WHAT YOU NEED TO DO: Tell how many lines in the data below hold the string "matplotlib"; give nothing but the number.

SUPPLIED INFORMATION:
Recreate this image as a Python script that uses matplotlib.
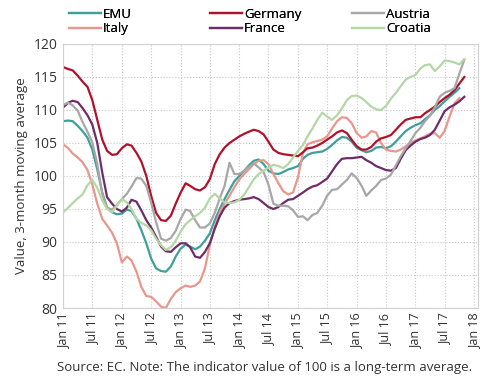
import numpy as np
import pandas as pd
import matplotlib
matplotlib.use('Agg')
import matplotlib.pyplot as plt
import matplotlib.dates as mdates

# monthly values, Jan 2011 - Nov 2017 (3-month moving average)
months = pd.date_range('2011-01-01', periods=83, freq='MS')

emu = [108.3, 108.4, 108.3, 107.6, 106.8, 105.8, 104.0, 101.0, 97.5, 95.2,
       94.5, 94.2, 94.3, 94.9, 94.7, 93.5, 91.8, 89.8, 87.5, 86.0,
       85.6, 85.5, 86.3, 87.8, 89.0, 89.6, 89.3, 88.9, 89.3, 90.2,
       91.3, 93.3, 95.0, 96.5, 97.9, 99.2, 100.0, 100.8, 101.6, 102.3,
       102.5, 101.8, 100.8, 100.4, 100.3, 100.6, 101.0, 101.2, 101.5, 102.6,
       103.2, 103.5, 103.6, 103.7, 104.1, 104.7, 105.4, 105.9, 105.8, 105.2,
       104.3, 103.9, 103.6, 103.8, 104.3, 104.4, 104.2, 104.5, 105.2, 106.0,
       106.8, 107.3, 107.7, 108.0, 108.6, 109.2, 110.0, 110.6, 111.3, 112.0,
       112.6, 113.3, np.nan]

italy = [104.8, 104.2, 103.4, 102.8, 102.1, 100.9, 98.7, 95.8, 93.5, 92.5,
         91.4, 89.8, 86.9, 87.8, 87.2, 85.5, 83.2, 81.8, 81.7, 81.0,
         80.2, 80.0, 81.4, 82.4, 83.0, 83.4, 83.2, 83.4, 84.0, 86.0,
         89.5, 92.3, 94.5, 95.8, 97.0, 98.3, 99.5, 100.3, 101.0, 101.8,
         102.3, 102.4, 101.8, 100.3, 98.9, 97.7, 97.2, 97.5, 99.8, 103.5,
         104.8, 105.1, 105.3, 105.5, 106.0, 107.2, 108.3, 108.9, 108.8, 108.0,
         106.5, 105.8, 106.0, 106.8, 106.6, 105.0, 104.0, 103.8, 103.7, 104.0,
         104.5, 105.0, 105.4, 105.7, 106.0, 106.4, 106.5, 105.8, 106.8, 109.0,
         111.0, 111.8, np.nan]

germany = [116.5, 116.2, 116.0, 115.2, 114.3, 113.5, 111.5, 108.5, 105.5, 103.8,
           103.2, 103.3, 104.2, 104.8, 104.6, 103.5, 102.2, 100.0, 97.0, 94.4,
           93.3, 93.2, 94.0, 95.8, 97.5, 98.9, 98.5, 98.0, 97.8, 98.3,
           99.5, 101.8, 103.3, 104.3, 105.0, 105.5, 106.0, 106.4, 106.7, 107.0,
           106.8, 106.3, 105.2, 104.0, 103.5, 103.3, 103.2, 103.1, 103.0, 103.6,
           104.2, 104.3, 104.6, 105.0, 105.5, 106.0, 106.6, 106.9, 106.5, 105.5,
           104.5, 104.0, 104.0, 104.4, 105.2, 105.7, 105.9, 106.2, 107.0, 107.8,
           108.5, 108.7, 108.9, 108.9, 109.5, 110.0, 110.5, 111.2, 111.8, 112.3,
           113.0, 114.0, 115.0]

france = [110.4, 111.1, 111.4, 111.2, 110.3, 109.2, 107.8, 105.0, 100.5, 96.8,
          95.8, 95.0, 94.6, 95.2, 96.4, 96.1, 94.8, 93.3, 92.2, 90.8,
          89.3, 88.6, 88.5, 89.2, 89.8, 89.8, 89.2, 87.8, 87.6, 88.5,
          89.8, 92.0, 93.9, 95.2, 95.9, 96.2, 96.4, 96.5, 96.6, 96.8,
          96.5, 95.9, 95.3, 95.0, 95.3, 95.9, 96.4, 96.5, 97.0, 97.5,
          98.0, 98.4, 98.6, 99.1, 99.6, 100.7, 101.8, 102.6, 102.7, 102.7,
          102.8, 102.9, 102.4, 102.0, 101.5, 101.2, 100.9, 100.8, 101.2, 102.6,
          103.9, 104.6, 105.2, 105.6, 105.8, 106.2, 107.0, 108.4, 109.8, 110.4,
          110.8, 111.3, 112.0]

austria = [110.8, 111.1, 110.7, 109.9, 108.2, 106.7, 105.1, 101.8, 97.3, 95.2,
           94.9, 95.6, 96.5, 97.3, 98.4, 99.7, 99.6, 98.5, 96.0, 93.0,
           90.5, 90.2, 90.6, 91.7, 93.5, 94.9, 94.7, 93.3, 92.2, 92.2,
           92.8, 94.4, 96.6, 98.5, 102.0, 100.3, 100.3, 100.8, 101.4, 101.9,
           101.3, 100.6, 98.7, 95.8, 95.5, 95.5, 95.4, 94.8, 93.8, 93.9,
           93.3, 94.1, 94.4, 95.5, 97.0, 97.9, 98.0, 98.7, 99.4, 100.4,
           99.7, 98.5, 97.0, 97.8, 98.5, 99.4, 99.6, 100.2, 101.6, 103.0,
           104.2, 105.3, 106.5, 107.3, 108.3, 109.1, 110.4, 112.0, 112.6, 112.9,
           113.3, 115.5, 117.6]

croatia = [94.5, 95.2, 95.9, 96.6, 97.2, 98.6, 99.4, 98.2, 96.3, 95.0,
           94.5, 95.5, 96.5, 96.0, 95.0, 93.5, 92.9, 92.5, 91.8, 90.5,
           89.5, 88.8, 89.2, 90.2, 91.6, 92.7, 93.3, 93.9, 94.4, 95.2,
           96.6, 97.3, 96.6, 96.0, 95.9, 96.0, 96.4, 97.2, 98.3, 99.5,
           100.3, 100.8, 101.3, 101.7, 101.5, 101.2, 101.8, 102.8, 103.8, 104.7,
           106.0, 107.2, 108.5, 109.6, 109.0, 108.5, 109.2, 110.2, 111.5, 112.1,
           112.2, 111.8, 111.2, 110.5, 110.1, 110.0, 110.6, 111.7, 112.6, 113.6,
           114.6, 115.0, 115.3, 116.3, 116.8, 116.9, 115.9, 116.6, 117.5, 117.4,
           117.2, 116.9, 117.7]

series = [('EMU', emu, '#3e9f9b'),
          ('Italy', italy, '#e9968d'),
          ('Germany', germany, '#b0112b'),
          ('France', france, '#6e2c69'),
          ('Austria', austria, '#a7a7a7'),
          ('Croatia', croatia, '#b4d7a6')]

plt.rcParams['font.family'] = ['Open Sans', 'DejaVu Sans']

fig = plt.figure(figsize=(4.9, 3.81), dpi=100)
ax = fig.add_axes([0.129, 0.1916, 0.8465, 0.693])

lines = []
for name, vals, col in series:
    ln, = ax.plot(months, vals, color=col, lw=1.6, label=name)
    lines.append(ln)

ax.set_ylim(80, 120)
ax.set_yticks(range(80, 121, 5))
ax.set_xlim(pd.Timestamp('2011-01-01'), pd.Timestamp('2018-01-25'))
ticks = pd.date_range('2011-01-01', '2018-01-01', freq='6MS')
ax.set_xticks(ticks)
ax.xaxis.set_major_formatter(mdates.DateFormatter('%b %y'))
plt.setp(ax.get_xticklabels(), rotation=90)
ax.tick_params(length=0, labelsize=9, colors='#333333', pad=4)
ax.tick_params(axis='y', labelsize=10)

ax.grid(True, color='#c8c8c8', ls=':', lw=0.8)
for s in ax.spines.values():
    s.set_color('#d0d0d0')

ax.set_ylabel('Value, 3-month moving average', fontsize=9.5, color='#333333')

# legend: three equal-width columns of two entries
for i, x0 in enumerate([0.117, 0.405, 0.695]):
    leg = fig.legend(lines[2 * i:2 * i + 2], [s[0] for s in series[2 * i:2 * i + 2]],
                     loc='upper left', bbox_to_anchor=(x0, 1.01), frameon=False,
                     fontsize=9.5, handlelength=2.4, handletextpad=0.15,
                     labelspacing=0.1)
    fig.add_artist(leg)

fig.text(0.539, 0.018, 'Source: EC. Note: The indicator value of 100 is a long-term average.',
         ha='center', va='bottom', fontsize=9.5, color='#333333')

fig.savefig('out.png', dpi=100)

TASK RESPONSE: 5